>> Start Collected material

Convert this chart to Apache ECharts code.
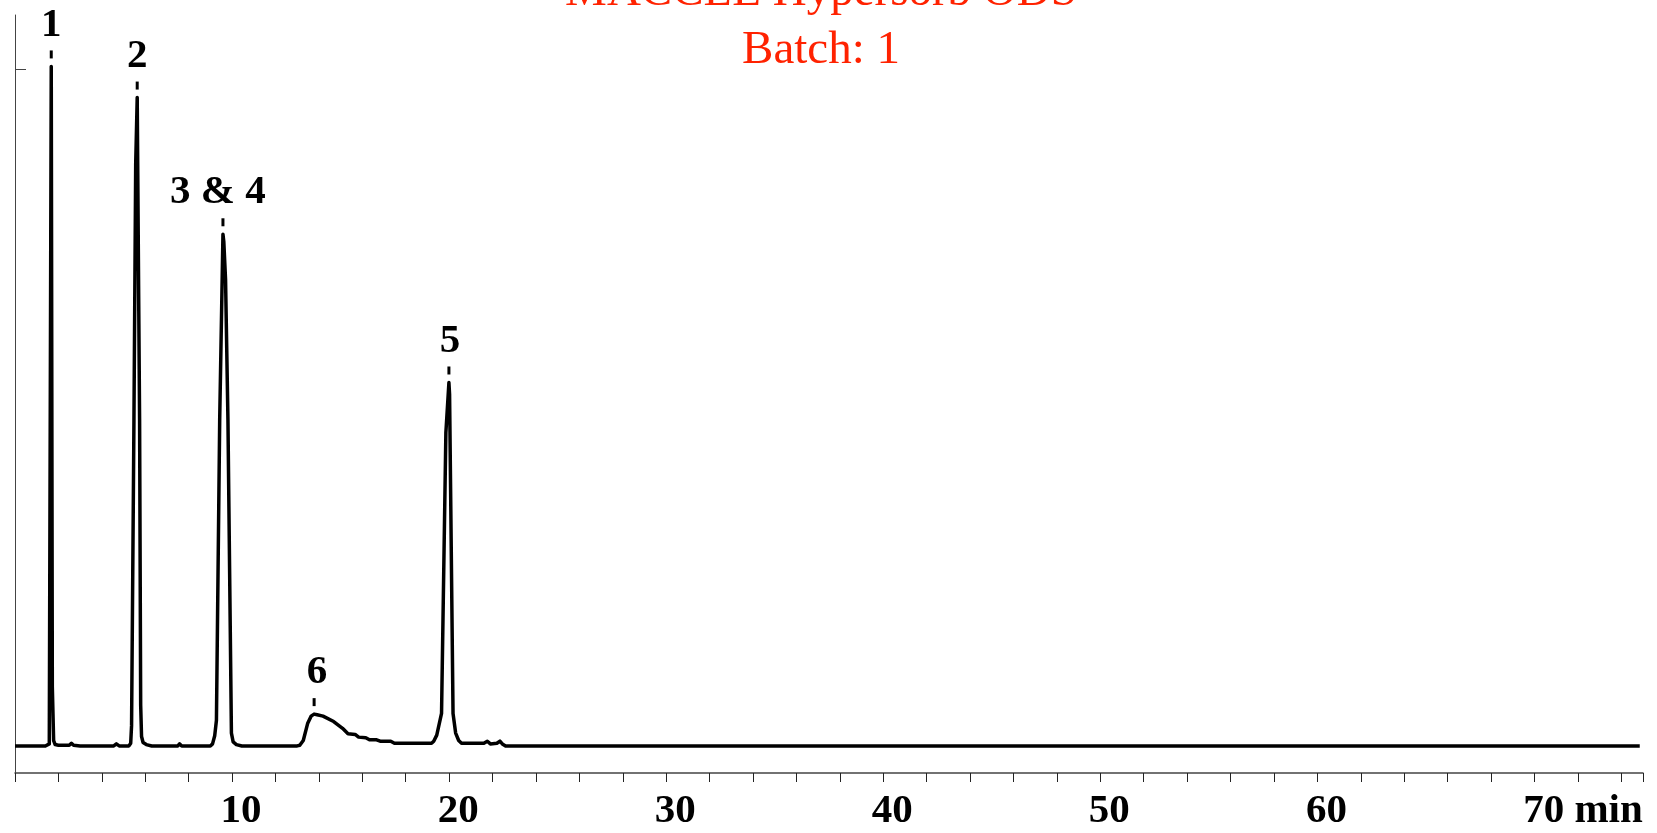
<!DOCTYPE html>
<html>
<head>
<meta charset="utf-8">
<script src="https://cdn.jsdelivr.net/npm/echarts@6/dist/echarts.min.js"></script>
<style>html,body{margin:0;padding:0;background:#fff;}#c{width:1657px;height:833px;}</style>
</head>
<body>
<div id="c"></div>
<script>
// Retention time (min) and detector signal (arbitrary units, baseline = 0)
const retentionTimes = [
  0.00, 1.40, 1.58, 1.67, 1.72, 1.78, 1.85, 2.00, 2.50, 2.60, 2.70, 3.00,
  4.55, 4.67, 4.80, 5.25, 5.33, 5.37, 5.48, 5.56, 5.63, 5.74, 5.79, 5.83, 5.90, 6.05, 6.30,
  7.50, 7.58, 7.68, 9.00, 9.10, 9.20, 9.28, 9.43, 9.58, 9.62, 9.70, 9.81, 9.97, 10.05, 10.20, 10.45,
  13.00, 13.12, 13.28, 13.48, 13.64, 13.78, 13.92, 14.19, 14.68, 15.09, 15.34, 15.67, 15.83,
  16.16, 16.33, 16.66, 16.82, 17.31, 17.48, 19.05, 19.19, 19.29, 19.43, 19.65, 19.85, 19.99,
  20.02, 20.18, 20.30, 20.44, 20.57, 21.00, 21.60, 21.76, 21.90, 22.20, 22.34, 22.45, 22.60, 74.85
];
const signal = [
  0, 0, 3, 1004, 87, 8, 2, 1, 1, 4, 1, 0,
  0, 3, 0, 0, 4, 30, 482, 859, 958, 482, 60, 14, 5, 2, 0,
  0, 3, 0, 0, 3, 15, 38, 482, 756, 745, 689, 482, 19, 6, 2, 0,
  0, 1, 8, 33, 44, 47, 46, 44, 36, 26, 18, 17, 13,
  12, 9, 9, 7, 7, 4, 4, 4, 7, 16, 48, 463, 537,
  520, 48, 19, 8, 4, 4, 4, 7, 3, 4, 7, 3, 0, 0
];
// Peak annotations
const peakNames = ['1', '2', '3 & 4', '6', '5'];
const peakTimes = [1.67, 5.63, 9.58, 13.78, 19.99];
const peakLabelShift = [0, 0, -5, 3, 1];
// Axis tick labels
const xTickLabels = [10, 20, 30, 40, 50, 60, 70];
const titleLines = ['MACCLE Hypersorb ODS', 'Batch: 1'];

const seriesData = retentionTimes.map((t, i) => [t, signal[i]]);
const peakMarks = peakNames.map((n, i) => {
  const idx = retentionTimes.indexOf(peakTimes[i]);
  return {
    name: n,
    coord: [retentionTimes[idx], signal[idx]],
    label: { offset: [peakLabelShift[i], 0] }
  };
});

const serif = 'Liberation Serif, Times New Roman, serif';
const chart = echarts.init(document.getElementById('c'), null, { renderer: 'canvas' });
chart.setOption({
  animation: false,
  backgroundColor: '#fff',
  title: [
    { text: titleLines[0], left: 816, top: -36, textAlign: 'center',
      textStyle: { fontFamily: serif, fontSize: 47, fontWeight: 'normal', color: '#ff2200' } },
    { text: titleLines[1], left: 816, top: 22, textAlign: 'center',
      textStyle: { fontFamily: serif, fontSize: 47, fontWeight: 'normal', color: '#ff2200' } }
  ],
  grid: { left: 15, right: 14, top: 15, bottom: 60, containLabel: false },
  xAxis: {
    type: 'value', min: 0, max: 75, interval: 2,
    axisLine: { show: true, onZero: false, lineStyle: { color: '#444', width: 1.5 } },
    axisTick: { show: true, inside: false, length: 9, lineStyle: { color: '#222', width: 1 } },
    splitLine: { show: false },
    axisLabel: {
      show: true, margin: 18, padding: [0, 0, 0, 18],
      fontFamily: serif, fontSize: 41, fontWeight: 'bold', color: '#000',
      formatter: function (v) {
        if (xTickLabels.indexOf(v) < 0) return '';
        if (v === 70) return '{pad|}' + v + ' min';
        return String(v);
      },
      rich: { pad: { width: 79 } }
    }
  },
  yAxis: {
    type: 'value', min: -40, max: 1080,
    axisLine: { show: true, lineStyle: { color: '#444', width: 1 } },
    axisTick: { show: true, inside: true, length: 11, customValues: [1000], lineStyle: { color: '#444', width: 1 } },
    axisLabel: { show: false },
    splitLine: { show: false }
  },
  series: [{
    type: 'line',
    data: seriesData,
    showSymbol: false,
    smooth: false,
    lineStyle: { color: '#000', width: 3.5, join: 'round' },
    markPoint: {
      symbol: 'rect',
      symbolSize: [3, 8],
      symbolOffset: [0, -12],
      itemStyle: { color: '#000' },
      label: {
        show: true, position: 'top', distance: 5,
        formatter: '{b}',
        fontFamily: serif, fontSize: 41, fontWeight: 'bold', color: '#000'
      },
      data: peakMarks
    }
  }]
});
</script>
</body>
</html>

>> End Collected material

§ Problem to solve:
Leave out the pictures and output the rest of the material exactly as written.

§ Solution below:
Convert this chart to Apache ECharts code.
<!DOCTYPE html>
<html>
<head>
<meta charset="utf-8">
<script src="https://cdn.jsdelivr.net/npm/echarts@6/dist/echarts.min.js"></script>
<style>html,body{margin:0;padding:0;background:#fff;}#c{width:1657px;height:833px;}</style>
</head>
<body>
<div id="c"></div>
<script>
// Retention time (min) and detector signal (arbitrary units, baseline = 0)
const retentionTimes = [
  0.00, 1.40, 1.58, 1.67, 1.72, 1.78, 1.85, 2.00, 2.50, 2.60, 2.70, 3.00,
  4.55, 4.67, 4.80, 5.25, 5.33, 5.37, 5.48, 5.56, 5.63, 5.74, 5.79, 5.83, 5.90, 6.05, 6.30,
  7.50, 7.58, 7.68, 9.00, 9.10, 9.20, 9.28, 9.43, 9.58, 9.62, 9.70, 9.81, 9.97, 10.05, 10.20, 10.45,
  13.00, 13.12, 13.28, 13.48, 13.64, 13.78, 13.92, 14.19, 14.68, 15.09, 15.34, 15.67, 15.83,
  16.16, 16.33, 16.66, 16.82, 17.31, 17.48, 19.05, 19.19, 19.29, 19.43, 19.65, 19.85, 19.99,
  20.02, 20.18, 20.30, 20.44, 20.57, 21.00, 21.60, 21.76, 21.90, 22.20, 22.34, 22.45, 22.60, 74.85
];
const signal = [
  0, 0, 3, 1004, 87, 8, 2, 1, 1, 4, 1, 0,
  0, 3, 0, 0, 4, 30, 482, 859, 958, 482, 60, 14, 5, 2, 0,
  0, 3, 0, 0, 3, 15, 38, 482, 756, 745, 689, 482, 19, 6, 2, 0,
  0, 1, 8, 33, 44, 47, 46, 44, 36, 26, 18, 17, 13,
  12, 9, 9, 7, 7, 4, 4, 4, 7, 16, 48, 463, 537,
  520, 48, 19, 8, 4, 4, 4, 7, 3, 4, 7, 3, 0, 0
];
// Peak annotations
const peakNames = ['1', '2', '3 & 4', '6', '5'];
const peakTimes = [1.67, 5.63, 9.58, 13.78, 19.99];
const peakLabelShift = [0, 0, -5, 3, 1];
// Axis tick labels
const xTickLabels = [10, 20, 30, 40, 50, 60, 70];
const titleLines = ['MACCLE Hypersorb ODS', 'Batch: 1'];

const seriesData = retentionTimes.map((t, i) => [t, signal[i]]);
const peakMarks = peakNames.map((n, i) => {
  const idx = retentionTimes.indexOf(peakTimes[i]);
  return {
    name: n,
    coord: [retentionTimes[idx], signal[idx]],
    label: { offset: [peakLabelShift[i], 0] }
  };
});

const serif = 'Liberation Serif, Times New Roman, serif';
const chart = echarts.init(document.getElementById('c'), null, { renderer: 'canvas' });
chart.setOption({
  animation: false,
  backgroundColor: '#fff',
  title: [
    { text: titleLines[0], left: 816, top: -36, textAlign: 'center',
      textStyle: { fontFamily: serif, fontSize: 47, fontWeight: 'normal', color: '#ff2200' } },
    { text: titleLines[1], left: 816, top: 22, textAlign: 'center',
      textStyle: { fontFamily: serif, fontSize: 47, fontWeight: 'normal', color: '#ff2200' } }
  ],
  grid: { left: 15, right: 14, top: 15, bottom: 60, containLabel: false },
  xAxis: {
    type: 'value', min: 0, max: 75, interval: 2,
    axisLine: { show: true, onZero: false, lineStyle: { color: '#444', width: 1.5 } },
    axisTick: { show: true, inside: false, length: 9, lineStyle: { color: '#222', width: 1 } },
    splitLine: { show: false },
    axisLabel: {
      show: true, margin: 18, padding: [0, 0, 0, 18],
      fontFamily: serif, fontSize: 41, fontWeight: 'bold', color: '#000',
      formatter: function (v) {
        if (xTickLabels.indexOf(v) < 0) return '';
        if (v === 70) return '{pad|}' + v + ' min';
        return String(v);
      },
      rich: { pad: { width: 79 } }
    }
  },
  yAxis: {
    type: 'value', min: -40, max: 1080,
    axisLine: { show: true, lineStyle: { color: '#444', width: 1 } },
    axisTick: { show: true, inside: true, length: 11, customValues: [1000], lineStyle: { color: '#444', width: 1 } },
    axisLabel: { show: false },
    splitLine: { show: false }
  },
  series: [{
    type: 'line',
    data: seriesData,
    showSymbol: false,
    smooth: false,
    lineStyle: { color: '#000', width: 3.5, join: 'round' },
    markPoint: {
      symbol: 'rect',
      symbolSize: [3, 8],
      symbolOffset: [0, -12],
      itemStyle: { color: '#000' },
      label: {
        show: true, position: 'top', distance: 5,
        formatter: '{b}',
        fontFamily: serif, fontSize: 41, fontWeight: 'bold', color: '#000'
      },
      data: peakMarks
    }
  }]
});
</script>
</body>
</html>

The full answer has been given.